▶ **Aim of the exercise**:
All of the records below must be output exactly, with no pictures carried over.

----------------------------------------

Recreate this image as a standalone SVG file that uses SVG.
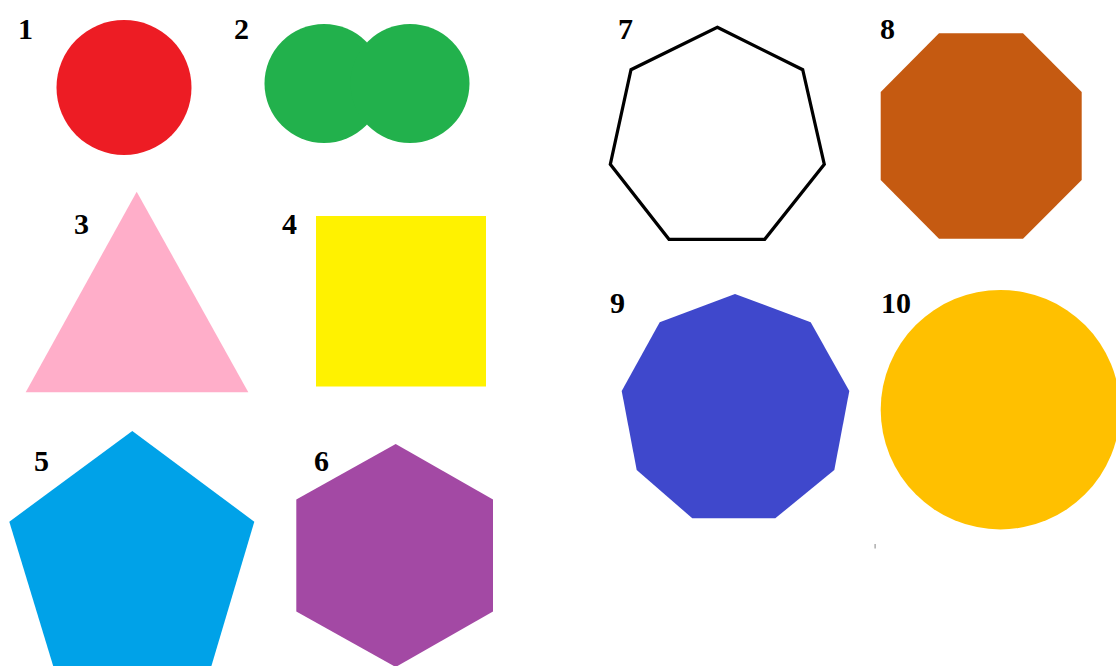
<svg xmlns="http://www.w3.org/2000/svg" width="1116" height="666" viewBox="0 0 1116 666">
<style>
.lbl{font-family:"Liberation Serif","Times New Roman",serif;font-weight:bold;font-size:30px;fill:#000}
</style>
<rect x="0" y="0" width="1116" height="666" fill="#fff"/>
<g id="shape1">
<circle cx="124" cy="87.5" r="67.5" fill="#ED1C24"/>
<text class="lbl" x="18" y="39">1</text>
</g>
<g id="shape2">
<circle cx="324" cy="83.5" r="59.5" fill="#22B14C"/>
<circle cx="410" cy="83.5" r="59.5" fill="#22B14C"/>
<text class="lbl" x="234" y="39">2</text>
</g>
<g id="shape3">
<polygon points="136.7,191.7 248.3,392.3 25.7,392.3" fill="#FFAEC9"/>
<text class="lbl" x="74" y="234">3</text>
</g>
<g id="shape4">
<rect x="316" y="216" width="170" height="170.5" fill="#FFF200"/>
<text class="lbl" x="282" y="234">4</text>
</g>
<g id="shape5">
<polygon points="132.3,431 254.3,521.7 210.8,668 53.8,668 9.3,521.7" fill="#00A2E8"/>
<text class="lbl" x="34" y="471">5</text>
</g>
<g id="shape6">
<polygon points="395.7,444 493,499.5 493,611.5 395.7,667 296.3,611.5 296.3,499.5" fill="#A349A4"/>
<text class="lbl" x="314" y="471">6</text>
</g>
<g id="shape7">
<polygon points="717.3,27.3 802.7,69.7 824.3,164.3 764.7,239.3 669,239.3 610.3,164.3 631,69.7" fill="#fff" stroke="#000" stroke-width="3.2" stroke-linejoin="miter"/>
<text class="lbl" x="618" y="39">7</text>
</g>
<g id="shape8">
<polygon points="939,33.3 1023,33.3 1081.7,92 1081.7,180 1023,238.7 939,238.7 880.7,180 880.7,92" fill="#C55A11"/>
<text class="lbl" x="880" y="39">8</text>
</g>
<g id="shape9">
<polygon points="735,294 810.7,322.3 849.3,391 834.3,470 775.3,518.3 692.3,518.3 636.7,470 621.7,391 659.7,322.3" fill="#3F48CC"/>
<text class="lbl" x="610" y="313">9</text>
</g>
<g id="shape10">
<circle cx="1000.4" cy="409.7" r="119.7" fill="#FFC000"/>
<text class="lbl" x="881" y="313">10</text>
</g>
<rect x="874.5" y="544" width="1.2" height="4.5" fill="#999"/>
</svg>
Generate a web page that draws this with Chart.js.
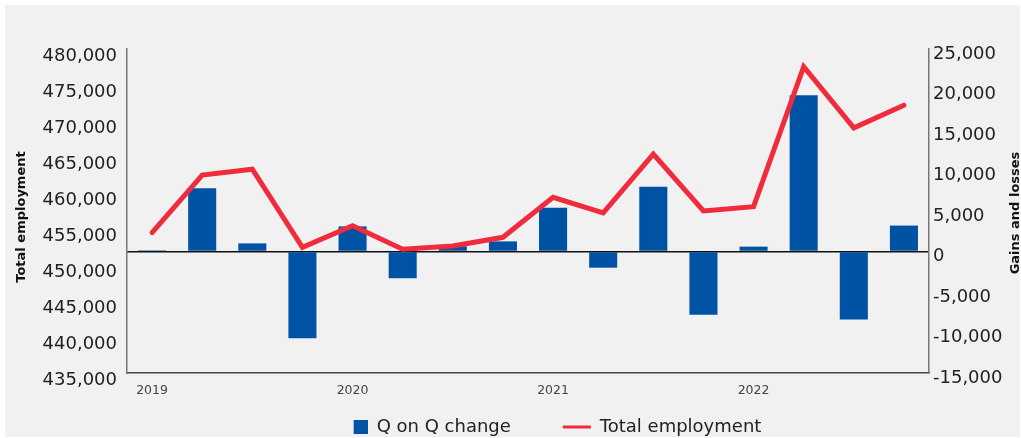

----------------------------------------

▶ **Response to the task**:
Recreate this image as a standalone SVG file that uses SVG.
<svg xmlns="http://www.w3.org/2000/svg" width="1116" height="666" viewBox="0 0 1116 666">
<style>
.lbl{font-family:"Liberation Serif","Times New Roman",serif;font-weight:bold;font-size:30px;fill:#000}
</style>
<rect x="0" y="0" width="1116" height="666" fill="#fff"/>
<g id="shape1">
<circle cx="124" cy="87.5" r="67.5" fill="#ED1C24"/>
<text class="lbl" x="18" y="39">1</text>
</g>
<g id="shape2">
<circle cx="324" cy="83.5" r="59.5" fill="#22B14C"/>
<circle cx="410" cy="83.5" r="59.5" fill="#22B14C"/>
<text class="lbl" x="234" y="39">2</text>
</g>
<g id="shape3">
<polygon points="136.7,191.7 248.3,392.3 25.7,392.3" fill="#FFAEC9"/>
<text class="lbl" x="74" y="234">3</text>
</g>
<g id="shape4">
<rect x="316" y="216" width="170" height="170.5" fill="#FFF200"/>
<text class="lbl" x="282" y="234">4</text>
</g>
<g id="shape5">
<polygon points="132.3,431 254.3,521.7 210.8,668 53.8,668 9.3,521.7" fill="#00A2E8"/>
<text class="lbl" x="34" y="471">5</text>
</g>
<g id="shape6">
<polygon points="395.7,444 493,499.5 493,611.5 395.7,667 296.3,611.5 296.3,499.5" fill="#A349A4"/>
<text class="lbl" x="314" y="471">6</text>
</g>
<g id="shape7">
<polygon points="717.3,27.3 802.7,69.7 824.3,164.3 764.7,239.3 669,239.3 610.3,164.3 631,69.7" fill="#fff" stroke="#000" stroke-width="3.2" stroke-linejoin="miter"/>
<text class="lbl" x="618" y="39">7</text>
</g>
<g id="shape8">
<polygon points="939,33.3 1023,33.3 1081.7,92 1081.7,180 1023,238.7 939,238.7 880.7,180 880.7,92" fill="#C55A11"/>
<text class="lbl" x="880" y="39">8</text>
</g>
<g id="shape9">
<polygon points="735,294 810.7,322.3 849.3,391 834.3,470 775.3,518.3 692.3,518.3 636.7,470 621.7,391 659.7,322.3" fill="#3F48CC"/>
<text class="lbl" x="610" y="313">9</text>
</g>
<g id="shape10">
<circle cx="1000.4" cy="409.7" r="119.7" fill="#FFC000"/>
<text class="lbl" x="881" y="313">10</text>
</g>
<rect x="874.5" y="544" width="1.2" height="4.5" fill="#999"/>
</svg>
Generate a web page that draws this with Chart.js.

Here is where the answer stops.